The Obama administration defended using alternate government email addresses as necessary for high-level political appointees since the flood of emails to their public inboxes made those accounts unreasonable to manage.

At a 2013 press conference, then-White House press secretary Jay Carney assured reporters that "this is a practice consistent with prior administrations of both parties, and, as the story itself made clear, any FOIA request or congressional inquiry includes a search in all of the email accounts used by any political appointee."
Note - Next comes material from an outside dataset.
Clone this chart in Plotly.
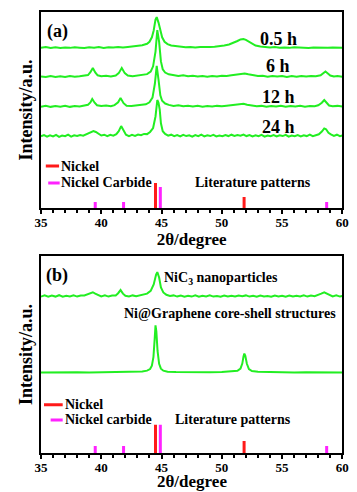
import plotly.graph_objects as go

# ---------------- data ----------------
# XRD patterns: (2theta, intensity above own baseline), panel units
pattern_05h = [(35,0.2),(35.4,0.5),(35.8,0.1),(36.2,0.4),(36.6,0.0),(37,0.3),(37.4,0.1),(37.8,0.4),(38.2,0.2),(38.6,0.0),
               (39,0.4),(39.4,0.2),(39.8,0.5),(40.2,0.1),(40.6,0.4),(41,0.3),(41.4,0.6),(41.8,0.3),(42.2,0.6),(42.6,0.8),
               (43,1.0),(43.4,1.4),(43.8,2.2),(44.0,3.2),(44.2,5.5),(44.35,9.0),(44.5,14.5),(44.6,15.8),(44.75,13.0),(44.9,8.5),
               (45.05,5.5),(45.25,3.2),(45.5,2.0),(45.8,1.3),(46.2,0.9),(46.6,0.7),(47,0.4),(47.4,0.6),(47.8,0.3),(48.2,0.5),
               (48.6,0.4),(49,0.6),(49.4,0.7),(49.8,0.9),(50.2,1.3),(50.6,1.8),(51.0,2.6),(51.3,3.6),(51.55,4.4),(51.8,4.6),
               (52.0,4.2),(52.25,3.3),(52.5,2.2),(52.8,1.3),(53.2,0.8),(53.6,0.5),(54,0.3),(54.4,0.5),(54.8,0.2),(55.2,0.3),
               (55.6,0.1),(56,0.4),(56.4,0.2),(56.8,0.3),(57.2,0.0),(57.6,0.3),(58,0.2),(58.4,0.4),(58.8,0.1),(59.2,0.3),
               (59.6,0.2),(60,0.1)]

pattern_6h = [(35,0.3),(35.4,0.0),(35.8,0.5),(36.2,0.1),(36.6,0.4),(37,0.0),(37.4,0.5),(37.8,0.2),(38.2,0.4),(38.6,0.6),
              (38.9,1.0),(39.1,2.5),(39.3,4.6),(39.5,2.4),(39.7,0.9),(40.0,0.4),(40.4,0.7),(40.8,0.3),(41.2,0.8),(41.45,2.0),
              (41.7,4.6),(41.95,2.0),(42.2,0.8),(42.6,0.4),(43.0,0.8),(43.4,0.9),(43.8,1.5),(44.1,2.8),(44.3,5.5),(44.5,13.0),
              (44.65,24.0),(44.8,18.0),(44.95,8.0),(45.1,4.0),(45.3,2.3),(45.6,1.4),(46.0,0.8),(46.4,0.5),(46.8,0.9),(47.2,0.4),
              (47.6,0.7),(48.0,0.3),(48.4,0.6),(48.8,0.2),(49.2,0.6),(49.6,0.3),(50.0,0.7),(50.4,0.5),(50.8,0.9),(51.2,1.1),
              (51.6,1.5),(51.9,1.8),(52.2,1.4),(52.6,0.9),(53.0,0.5),(53.4,0.7),(53.8,0.2),(54.2,0.6),(54.6,0.3),(55.0,0.5),
              (55.4,0.1),(55.8,0.5),(56.2,0.2),(56.6,0.6),(57.0,0.3),(57.4,0.5),(57.8,0.4),(58.2,0.9),(58.45,2.0),(58.6,2.8),
              (58.8,1.8),(59.0,0.8),(59.3,0.3),(59.6,0.6),(60,0.2)]

pattern_12h = [(35,0.2),(35.4,0.6),(35.8,0.1),(36.2,0.5),(36.6,0.2),(37,0.6),(37.4,0.1),(37.8,0.5),(38.2,0.3),(38.6,0.7),
               (38.9,1.2),(39.1,2.4),(39.25,4.1),(39.45,2.2),(39.65,0.9),(40.0,0.5),(40.4,0.8),(40.8,0.4),(41.1,1.0),(41.4,2.4),
               (41.6,4.6),(41.85,2.0),(42.1,0.7),(42.5,0.5),(42.9,0.9),(43.3,1.0),(43.7,1.4),(44.0,2.4),(44.25,4.8),(44.45,12.0),
               (44.6,21.0),(44.75,14.0),(44.9,6.0),(45.05,3.2),(45.3,1.8),(45.6,1.1),(46.0,0.6),(46.4,0.9),(46.8,0.4),(47.2,0.7),
               (47.6,0.3),(48.0,0.6),(48.4,0.2),(48.8,0.5),(49.2,0.3),(49.6,0.6),(50.0,0.4),(50.4,0.7),(50.8,0.9),(51.2,1.1),
               (51.5,1.4),(51.8,1.7),(52.1,1.2),(52.5,0.7),(52.9,0.4),(53.3,0.6),(53.7,0.2),(54.1,0.5),(54.5,0.3),(54.9,0.6),
               (55.3,0.2),(55.7,0.5),(56.1,0.3),(56.5,0.6),(56.9,0.2),(57.3,0.5),(57.7,0.4),(58.0,0.9),(58.3,2.2),(58.5,3.6),
               (58.7,1.9),(58.9,0.8),(59.2,0.4),(59.6,0.6),(60,0.3)]

pattern_24h = [(35,0.4),(35.25,1.0),(35.5,0.2),(35.75,0.9),(36.0,0.3),(36.25,1.1),(36.5,0.1),(36.75,0.8),(37.0,0.4),(37.25,1.2),
               (37.5,0.2),(37.75,0.9),(38.0,0.5),(38.25,1.0),(38.5,0.7),(38.75,1.4),(39.0,2.2),(39.2,2.9),(39.35,3.1),(39.55,2.6),
               (39.75,1.6),(40.0,0.8),(40.25,1.2),(40.5,0.4),(40.75,1.1),(41.0,0.7),(41.25,1.5),(41.45,3.0),(41.65,5.6),(41.85,3.0),
               (42.05,1.2),(42.3,0.5),(42.55,1.1),(42.8,0.6),(43.05,1.3),(43.3,0.9),(43.55,1.6),(43.8,1.5),(44.05,2.6),(44.3,4.6),
               (44.5,10.5),(44.65,18.9),(44.75,17.5),(44.85,14.0),(44.95,7.0),(45.1,3.0),(45.3,1.6),(45.55,0.7),(45.8,1.2),(46.05,0.4),
               (46.3,1.0),(46.55,0.3),(46.8,1.1),(47.05,0.5),(47.3,0.9),(47.55,0.2),(47.8,1.0),(48.05,0.4),(48.3,1.2),(48.55,0.3),
               (48.8,0.9),(49.05,0.5),(49.3,1.1),(49.55,0.3),(49.8,0.8),(50.05,0.4),(50.3,1.0),(50.55,0.5),(50.8,1.2),(51.05,0.6),
               (51.3,1.0),(51.55,0.7),(51.8,1.3),(52.05,0.5),(52.3,1.0),(52.55,0.3),(52.8,0.9),(53.05,0.4),(53.3,1.1),(53.55,0.2),
               (53.8,0.8),(54.05,0.4),(54.3,1.0),(54.55,0.3),(54.8,0.9),(55.05,0.5),(55.3,1.1),(55.55,0.2),(55.8,0.8),(56.05,0.4),
               (56.3,1.0),(56.55,0.3),(56.8,0.9),(57.05,0.5),(57.3,1.2),(57.55,0.4),(57.8,1.0),(58.05,1.4),(58.3,2.8),(58.5,4.4),
               (58.65,4.0),(58.85,2.2),(59.05,1.4),(59.3,0.6),(59.55,1.2),(59.8,0.4),(60,0.8)]

pattern_nic3 = [(35,0.3),(35.3,0.9),(35.6,0.2),(35.9,0.8),(36.2,0.3),(36.5,1.0),(36.8,0.2),(37.1,0.7),(37.4,0.4),(37.7,0.9),
                (38.0,0.3),(38.3,0.8),(38.6,0.9),(38.9,1.6),(39.1,2.3),(39.3,2.5),(39.5,1.8),(39.75,1.0),(40.0,0.4),(40.3,0.9),
                (40.6,0.3),(40.9,0.8),(41.2,0.9),(41.4,2.0),(41.6,3.6),(41.8,1.8),(42.0,0.7),(42.3,0.4),(42.6,0.9),(42.9,0.5),
                (43.2,1.0),(43.5,1.2),(43.8,1.8),(44.1,3.2),(44.35,6.5),(44.55,11.5),(44.65,12.7),(44.8,10.0),(44.95,5.0),(45.15,2.4),
                (45.4,1.2),(45.7,0.6),(46.0,0.9),(46.3,0.3),(46.6,0.8),(46.9,0.2),(47.2,0.7),(47.5,0.3),(47.8,0.9),(48.1,0.2),
                (48.4,0.7),(48.7,0.4),(49.0,0.9),(49.3,0.3),(49.6,0.6),(49.9,0.2),(50.2,0.8),(50.5,0.4),(50.8,0.7),(51.1,0.3),
                (51.4,0.8),(51.7,0.5),(52.0,0.9),(52.3,0.3),(52.6,0.7),(52.9,0.2),(53.2,0.8),(53.5,0.3),(53.8,0.6),(54.1,0.2),
                (54.4,0.8),(54.7,0.4),(55.0,0.7),(55.3,0.2),(55.6,0.8),(55.9,0.3),(56.2,0.7),(56.5,0.4),(56.8,0.9),(57.1,0.3),
                (57.4,0.8),(57.7,0.5),(58.0,1.0),(58.25,1.8),(58.5,2.5),(58.7,1.9),(58.9,0.9),(59.2,0.4),(59.5,0.9),(59.8,0.3),
                (60,0.6)]

pattern_nigr = [(35,0.1),(36,0.2),(37,0.1),(38,0.2),(39,0.1),(40,0.2),(41,0.2),(42,0.3),(42.8,0.4),(43.4,0.6),
                (43.8,1.0),(44.05,1.8),(44.2,3.5),(44.33,8.0),(44.43,17.0),(44.5,24.0),(44.57,21.0),(44.67,11.0),(44.8,4.5),(44.95,2.0),
                (45.15,1.0),(45.5,0.5),(46.2,0.3),(47,0.2),(48,0.2),(49,0.2),(50,0.3),(50.8,0.5),(51.3,0.9),(51.55,2.0),
                (51.7,4.6),(51.8,8.2),(51.87,9.7),(51.95,8.5),(52.08,4.5),(52.25,1.8),(52.5,0.8),(53,0.4),(54,0.2),(55,0.2),
                (56,0.1),(57,0.2),(58,0.1),(59,0.2),(60,0.1)]

labels_a = ["0.5 h", "6 h", "12 h", "24 h"]
offsets_a = [81.6, 66.8, 51.5, 36.2]
labels_b = ["NiC<sub>3</sub> nanoparticles", "Ni@Graphene core-shell structures"]
offsets_b = [79.1, 40.8]

# literature stick patterns
nickel_pos = [44.5, 51.85]
nickel_h_a = [12.8, 5.6]
nickel_h_b = [14.3, 6.1]
carbide_pos = [39.5, 41.85, 44.9, 58.7]
carbide_h_a = [3.1, 3.1, 10.7, 3.1]
carbide_h_b = [3.6, 3.6, 14.3, 3.6]

x_ticks = [35, 40, 45, 50, 55, 60]
x_title = "2θ/degree"

# ---------------- figure ----------------
GREEN = "#22ee22"
RED = "#ff1a1a"
MAG = "#ff22ff"
FONT = "Liberation Serif"

fig = go.Figure()


def add_pattern(pat, off, xa, ya):
    xs = [p[0] for p in pat]
    ys = [p[1] + off for p in pat]
    fig.add_trace(go.Scatter(x=xs, y=ys, mode="lines", line=dict(color=GREEN, width=2),
                             xaxis=xa, yaxis=ya, showlegend=False, hoverinfo="skip"))


def add_sticks(pos, hts, color, xa, ya):
    xs, ys = [], []
    for p, h in zip(pos, hts):
        xs += [p, p, None]
        ys += [0, h, None]
    fig.add_trace(go.Scatter(x=xs, y=ys, mode="lines", line=dict(color=color, width=3),
                             xaxis=xa, yaxis=ya, showlegend=False, hoverinfo="skip"))


for pat, off in zip([pattern_05h, pattern_6h, pattern_12h, pattern_24h], offsets_a):
    add_pattern(pat, off, "x", "y")
for pat, off in zip([pattern_nic3, pattern_nigr], offsets_b):
    add_pattern(pat, off, "x2", "y2")

add_sticks(nickel_pos, nickel_h_a, RED, "x", "y")
add_sticks(carbide_pos, carbide_h_a, MAG, "x", "y")
add_sticks(nickel_pos, nickel_h_b, RED, "x2", "y2")
add_sticks(carbide_pos, carbide_h_b, MAG, "x2", "y2")

# the page body has an 8 px margin, so the figure is sized to the visible area
PAD = 8
W, H = 357 - PAD, 492 - PAD
xdom = [(35 - PAD) / W, (348 - PAD) / W]
ydom_a = [1 - (208 - PAD) / H, 1 - (12 - PAD) / H]
ydom_b = [1 - (453 - PAD) / H, 1 - (256 - PAD) / H]

xax = dict(range=[35, 60], tickvals=x_ticks, ticks="outside", ticklen=4, tickwidth=2, tickcolor="black",
           showline=True, linewidth=2, linecolor="black", mirror=True, showgrid=False, zeroline=False,
           tickfont=dict(family=FONT, size=13, color="black", weight="bold"),
           ticklabelstandoff=-3, ticklabeloverflow="allow",
           minor=dict(dtick=1, ticks="outside", ticklen=3, tickwidth=1.5, tickcolor="black", showgrid=False),
           domain=xdom, fixedrange=True)
yax = dict(range=[0, 100], showticklabels=False, ticks="", showline=True, linewidth=2, linecolor="black",
           mirror=True, showgrid=False, zeroline=False,
           title=dict(text="Intensity/a.u.", font=dict(family=FONT, size=18, color="black", weight="bold"), standoff=2),
           fixedrange=True)

fig.update_layout(
    width=W, height=H, autosize=False,
    margin=dict(l=0, r=0, t=0, b=0),
    paper_bgcolor="white", plot_bgcolor="white",
    xaxis=dict(xax, anchor="y",
               title=dict(text=x_title, font=dict(family=FONT, size=17, color="black", weight="bold"), standoff=5)),
    yaxis=dict(yax, domain=ydom_a, anchor="x"),
    xaxis2=dict(xax, anchor="y2"),
    yaxis2=dict(yax, domain=ydom_b, anchor="x2"),
    showlegend=False,
)

ann = []


def txt(text, x, y, xr, yr, size, xanchor="center"):
    ann.append(dict(text=text, x=x, y=y, xref=xr, yref=yr, showarrow=False, xanchor=xanchor, yanchor="middle",
                    font=dict(family=FONT, size=size, color="black", weight="bold")))


# panel (a)
txt("(a)", 36.36, 89.8, "x", "y", 18)
for lab, ly in zip(labels_a, [86.2, 72.4, 56.6, 41.3]):
    txt(lab, 54.7, ly, "x", "y", 18)
txt("Nickel", 36.52, 21.4, "x", "y", 14, "left")
txt("Nickel Carbide", 36.52, 12.8, "x", "y", 14, "left")
txt("Literature patterns", 52.57, 12.8, "x", "y", 14)

# panel (b)
txt("(b)", 36.36, 90.3, "x2", "y2", 18)
txt(labels_b[0], 49.94, 88.8, "x2", "y2", 14)
txt(labels_b[1], 50.65, 70.9, "x2", "y2", 14)
txt("Nickel", 36.84, 24.5, "x2", "y2", 14, "left")
txt("Nickel carbide", 36.84, 16.8, "x2", "y2", 14, "left")
txt("Literature patterns", 50.9, 16.8, "x2", "y2", 14)

# x-axis title of panel (b), sitting at the very bottom of the figure
ann.append(dict(text=x_title, x=(xdom[0] + xdom[1]) / 2, y=0, xref="paper", yref="paper", showarrow=False,
                xanchor="center", yanchor="bottom", borderpad=0,
                font=dict(family=FONT, size=17, color="black", weight="bold")))

fig.update_layout(annotations=ann)

# legend sample lines
shapes = [
    dict(type="line", xref="x", yref="y", x0=35.4, x1=36.5, y0=21.4, y1=21.4, line=dict(color=RED, width=3)),
    dict(type="line", xref="x", yref="y", x0=35.6, x1=36.55, y0=12.8, y1=12.8, line=dict(color=MAG, width=3)),
    dict(type="line", xref="x2", yref="y2", x0=35.25, x1=36.8, y0=24.5, y1=24.5, line=dict(color=RED, width=3)),
    dict(type="line", xref="x2", yref="y2", x0=35.8, x1=36.8, y0=16.8, y1=16.8, line=dict(color=MAG, width=3)),
]
fig.update_layout(shapes=shapes)

fig.write_html("out.html")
Obama defended the practice when members of his administration got caught doing it but it seems very unconvincing with the existence of email filtering:

Filtering is very lackluster, especially if you're trying to provide it to high-publicity people who aren't very tech-aware and especially where you're not just filtering between "useful" and "spam" but between several different tiers of importance and some junk that an intern still needs to go through. I wish plus-addressing was the right solution, but 95%+ of users will eventually just strip it out and e-mail to the top level instead.

That said, there's a difference between firstname.lastname.projectname and sooners7. The first does anything conventional filtering can not reliably do; the only real benefit to the latter is to avoid grepping. Political appointees are free (and required!) to keep private e-mails off of their public accounts and are free to go full Publicus for their private discussions, but the opportunity for problems are severe.

It's not the worst FOIA-evasion I've seen recently, but it's definitely going to add more reason to suspect fuckery going around.

On the flip side, it's not like anything's going to happen because of it. Even if this action 'violated the law' for NARA or whatever, it's not exactly something that gets enforced; the SLF may get some cash back for the clear violation of FOIA's statutory required response timeline, but even if they do it could well be after the 2024 election at this rate. It probably won't get anyone working in the government in actual trouble rather than just bilking some tax money.

Filtering is no less lackluster than a secret email address. A "promote anything from a source on this allowlist" rule hardly requires AI, but is already strictly superior to "tell the secret address to everyone on this allowlist and hope nobody leaks it".

"Promote anything from a source on this allowlist" requires the person to have and maintain a list of accepted sources. That works for some small projects, but a very typical use case is just "I want to pass this e-mail around to anyone who needs it, even if I don't know them, and not have it get mixed into the 1k+ emails I get already".